··· Information shown ···

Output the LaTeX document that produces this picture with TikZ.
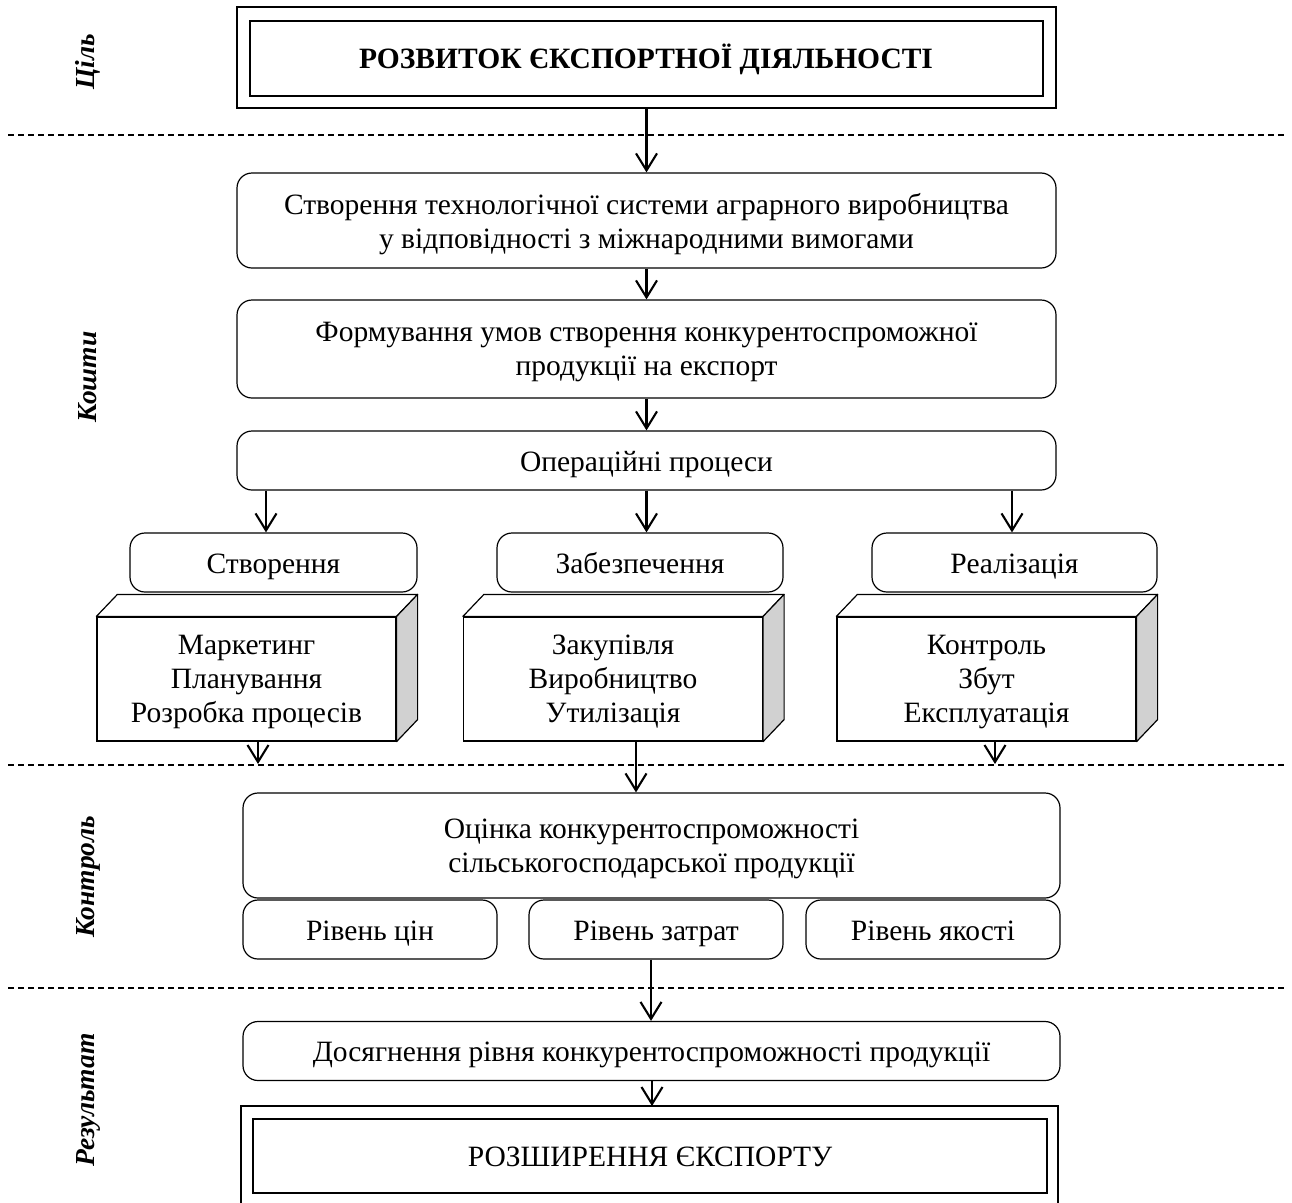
\documentclass[tikz,border=0pt]{standalone}
\usepackage{fontspec}
\setmainfont{Liberation Serif}
\usetikzlibrary{arrows.meta,calc}
\begin{document}
\begin{tikzpicture}[x=1pt,y=1pt,
  every node/.style={font=\fontsize{29.5}{34}\selectfont, inner sep=0pt, align=center},
  one/.style={text height=24pt, text depth=3pt},
  multi/.style={text depth=0pt},
  rbox/.style={draw, line width=1.2pt, rounded corners=15pt},
  pbox/.style={draw, line width=1.2pt},
  arr/.style={line width=2.1pt, -{Straight Barb[length=17pt,width=21pt]}},
  sep/.style={dash pattern=on 6pt off 4pt, line width=1.1pt},
  side/.style={font=\fontsize{27.5}{30}\selectfont\bfseries\itshape, rotate=90}]
\useasboundingbox (0,0) rectangle (1292,-1202);
% dashed separators
\coordinate (d1l) at (8,-135);   \coordinate (d1r) at (1286,-135);
\coordinate (d2l) at (8,-765);   \coordinate (d2r) at (1286,-765);
\coordinate (d3l) at (8,-988);   \coordinate (d3r) at (1286,-988);
\draw[sep] (d1l) -- (d1r);
\draw[sep] (d2l) -- (d2r);
\draw[sep] (d3l) -- (d3r);
% side labels
\node[side] (lab1) at (88,-62) {Ціль};
\node[side] (lab2) at (88,-377) {Кошти};
\node[side] (lab3) at (88,-877) {Контроль};
\node[side] (lab4) at (88,-1100) {Результат};
% top double box
\node[pbox, minimum width=819pt, minimum height=101pt] (topout) at (646.5,-57.5) {};
\node[draw, one, line width=2pt, minimum width=793pt, minimum height=75pt, font=\fontsize{29.5}{34}\selectfont\bfseries] (topin) at (646,-58) {РОЗВИТОК ЄКСПОРТНОЇ ДІЯЛЬНОСТІ};
% main column
\node[rbox, multi, minimum width=819pt, minimum height=95pt] (b2) at (646.5,-220.5) {Створення технологічної системи аграрного виробництва\\у відповідності з міжнародними вимогами};
\node[rbox, multi, minimum width=819pt, minimum height=98pt] (b3) at (646.5,-349) {Формування умов створення конкурентоспроможної\\продукції на експорт};
\node[rbox, one, minimum width=819pt, minimum height=59pt] (b4) at (646.5,-460.5) {Операційні процеси};
% sub boxes
\node[rbox, one, minimum width=287pt, minimum height=59pt] (s1) at (273.5,-562.5) {Створення};
\node[rbox, one, minimum width=286pt, minimum height=59pt] (s2) at (640,-562.5) {Забезпечення};
\node[rbox, one, minimum width=285pt, minimum height=59pt] (s3) at (1014.5,-562.5) {Реалізація};
% cubes
\foreach \n/\cx in {c1/246.5, c2/613, c3/986.5}{
  \node[pbox, fill=white, minimum width=299pt, minimum height=124pt] (\n) at (\cx,-679) {};
  \draw[line width=1.2pt, fill=white, line join=round] (\n.north west) -- ++(21,22) -- ($(\n.north east)+(21,22)$) -- (\n.north east) -- cycle;
  \draw[line width=1.2pt, fill=black!18, line join=round] (\n.north east) -- ++(21,22) -- ($(\n.south east)+(21,22)$) -- (\n.south east) -- cycle;
}
\node[multi] (t1) at (c1) {Маркетинг\\Планування\\Розробка процесів};
\node[multi] (t2) at (c2) {Закупівля\\Виробництво\\Утилізація};
\node[multi] (t3) at (c3) {Контроль\\Збут\\Експлуатація};
% evaluation
\node[rbox, multi, minimum width=817pt, minimum height=105pt] (ev) at (651.5,-845.5) {Оцінка конкурентоспроможності\\сільськогосподарської продукції};
\node[rbox, one, minimum width=254pt, minimum height=59pt] (r1) at (370,-929.5) {Рівень цін};
\node[rbox, one, minimum width=254pt, minimum height=59pt] (r2) at (656,-929.5) {Рівень затрат};
\node[rbox, one, minimum width=254pt, minimum height=59pt] (r3) at (933,-929.5) {Рівень якості};
% result
\node[rbox, one, minimum width=817pt, minimum height=59pt] (dos) at (651.5,-1051) {Досягнення рівня конкурентоспроможності продукції};
\node[draw, one, line width=2pt, minimum width=794pt, minimum height=74pt] (botin) at (650,-1156) {РОЗШИРЕННЯ ЄКСПОРТУ};
\coordinate (botoutl) at (241,-1106);
\coordinate (botoutr) at (1058,-1106);
\coordinate (botouttop) at (652,-1106);
\draw[line width=1.2pt] (241,-1210) -- (botoutl) -- (botoutr) -- (1058,-1210);
% x references for arrows
\coordinate (xa) at (266,0);
\coordinate (xb) at (1012,0);
\coordinate (xc) at (258,0);
\coordinate (xd) at (636,0);
\coordinate (xe) at (995,0);
\coordinate (xf) at (651,0);
\coordinate (xg) at (652,0);
\coordinate (tl) at (258,-764);
\coordinate (tr) at (995,-764);
% arrows
\draw[arr] (topout.south) -- (b2.north);
\draw[arr] (b2.south) -- (b3.north);
\draw[arr] (b3.south) -- (b4.north);
\draw[arr] (b4.south -| xa) -- (s1.north -| xa);
\draw[arr] (b4.south) -- (s2.north -| b4.south);
\draw[arr] (b4.south -| xb) -- (s3.north -| xb);
\draw[arr] (c1.south -| xc) -- (tl);
\draw[arr] (c2.south -| xd) -- (ev.north -| xd);
\draw[arr] (c3.south -| xe) -- (tr);
\draw[arr] (r2.south -| xf) -- (dos.north -| xf);
\draw[arr] (dos.south -| xg) -- (botouttop);
\end{tikzpicture}
\end{document}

···

▶ _Stated goal_
Leave the pictures out and output the rest of the listing exactly.

▶ _Final result_
Output the LaTeX document that produces this picture with TikZ.
\documentclass[tikz,border=0pt]{standalone}
\usepackage{fontspec}
\setmainfont{Liberation Serif}
\usetikzlibrary{arrows.meta,calc}
\begin{document}
\begin{tikzpicture}[x=1pt,y=1pt,
  every node/.style={font=\fontsize{29.5}{34}\selectfont, inner sep=0pt, align=center},
  one/.style={text height=24pt, text depth=3pt},
  multi/.style={text depth=0pt},
  rbox/.style={draw, line width=1.2pt, rounded corners=15pt},
  pbox/.style={draw, line width=1.2pt},
  arr/.style={line width=2.1pt, -{Straight Barb[length=17pt,width=21pt]}},
  sep/.style={dash pattern=on 6pt off 4pt, line width=1.1pt},
  side/.style={font=\fontsize{27.5}{30}\selectfont\bfseries\itshape, rotate=90}]
\useasboundingbox (0,0) rectangle (1292,-1202);
% dashed separators
\coordinate (d1l) at (8,-135);   \coordinate (d1r) at (1286,-135);
\coordinate (d2l) at (8,-765);   \coordinate (d2r) at (1286,-765);
\coordinate (d3l) at (8,-988);   \coordinate (d3r) at (1286,-988);
\draw[sep] (d1l) -- (d1r);
\draw[sep] (d2l) -- (d2r);
\draw[sep] (d3l) -- (d3r);
% side labels
\node[side] (lab1) at (88,-62) {Ціль};
\node[side] (lab2) at (88,-377) {Кошти};
\node[side] (lab3) at (88,-877) {Контроль};
\node[side] (lab4) at (88,-1100) {Результат};
% top double box
\node[pbox, minimum width=819pt, minimum height=101pt] (topout) at (646.5,-57.5) {};
\node[draw, one, line width=2pt, minimum width=793pt, minimum height=75pt, font=\fontsize{29.5}{34}\selectfont\bfseries] (topin) at (646,-58) {РОЗВИТОК ЄКСПОРТНОЇ ДІЯЛЬНОСТІ};
% main column
\node[rbox, multi, minimum width=819pt, minimum height=95pt] (b2) at (646.5,-220.5) {Створення технологічної системи аграрного виробництва\\у відповідності з міжнародними вимогами};
\node[rbox, multi, minimum width=819pt, minimum height=98pt] (b3) at (646.5,-349) {Формування умов створення конкурентоспроможної\\продукції на експорт};
\node[rbox, one, minimum width=819pt, minimum height=59pt] (b4) at (646.5,-460.5) {Операційні процеси};
% sub boxes
\node[rbox, one, minimum width=287pt, minimum height=59pt] (s1) at (273.5,-562.5) {Створення};
\node[rbox, one, minimum width=286pt, minimum height=59pt] (s2) at (640,-562.5) {Забезпечення};
\node[rbox, one, minimum width=285pt, minimum height=59pt] (s3) at (1014.5,-562.5) {Реалізація};
% cubes
\foreach \n/\cx in {c1/246.5, c2/613, c3/986.5}{
  \node[pbox, fill=white, minimum width=299pt, minimum height=124pt] (\n) at (\cx,-679) {};
  \draw[line width=1.2pt, fill=white, line join=round] (\n.north west) -- ++(21,22) -- ($(\n.north east)+(21,22)$) -- (\n.north east) -- cycle;
  \draw[line width=1.2pt, fill=black!18, line join=round] (\n.north east) -- ++(21,22) -- ($(\n.south east)+(21,22)$) -- (\n.south east) -- cycle;
}
\node[multi] (t1) at (c1) {Маркетинг\\Планування\\Розробка процесів};
\node[multi] (t2) at (c2) {Закупівля\\Виробництво\\Утилізація};
\node[multi] (t3) at (c3) {Контроль\\Збут\\Експлуатація};
% evaluation
\node[rbox, multi, minimum width=817pt, minimum height=105pt] (ev) at (651.5,-845.5) {Оцінка конкурентоспроможності\\сільськогосподарської продукції};
\node[rbox, one, minimum width=254pt, minimum height=59pt] (r1) at (370,-929.5) {Рівень цін};
\node[rbox, one, minimum width=254pt, minimum height=59pt] (r2) at (656,-929.5) {Рівень затрат};
\node[rbox, one, minimum width=254pt, minimum height=59pt] (r3) at (933,-929.5) {Рівень якості};
% result
\node[rbox, one, minimum width=817pt, minimum height=59pt] (dos) at (651.5,-1051) {Досягнення рівня конкурентоспроможності продукції};
\node[draw, one, line width=2pt, minimum width=794pt, minimum height=74pt] (botin) at (650,-1156) {РОЗШИРЕННЯ ЄКСПОРТУ};
\coordinate (botoutl) at (241,-1106);
\coordinate (botoutr) at (1058,-1106);
\coordinate (botouttop) at (652,-1106);
\draw[line width=1.2pt] (241,-1210) -- (botoutl) -- (botoutr) -- (1058,-1210);
% x references for arrows
\coordinate (xa) at (266,0);
\coordinate (xb) at (1012,0);
\coordinate (xc) at (258,0);
\coordinate (xd) at (636,0);
\coordinate (xe) at (995,0);
\coordinate (xf) at (651,0);
\coordinate (xg) at (652,0);
\coordinate (tl) at (258,-764);
\coordinate (tr) at (995,-764);
% arrows
\draw[arr] (topout.south) -- (b2.north);
\draw[arr] (b2.south) -- (b3.north);
\draw[arr] (b3.south) -- (b4.north);
\draw[arr] (b4.south -| xa) -- (s1.north -| xa);
\draw[arr] (b4.south) -- (s2.north -| b4.south);
\draw[arr] (b4.south -| xb) -- (s3.north -| xb);
\draw[arr] (c1.south -| xc) -- (tl);
\draw[arr] (c2.south -| xd) -- (ev.north -| xd);
\draw[arr] (c3.south -| xe) -- (tr);
\draw[arr] (r2.south -| xf) -- (dos.north -| xf);
\draw[arr] (dos.south -| xg) -- (botouttop);
\end{tikzpicture}
\end{document}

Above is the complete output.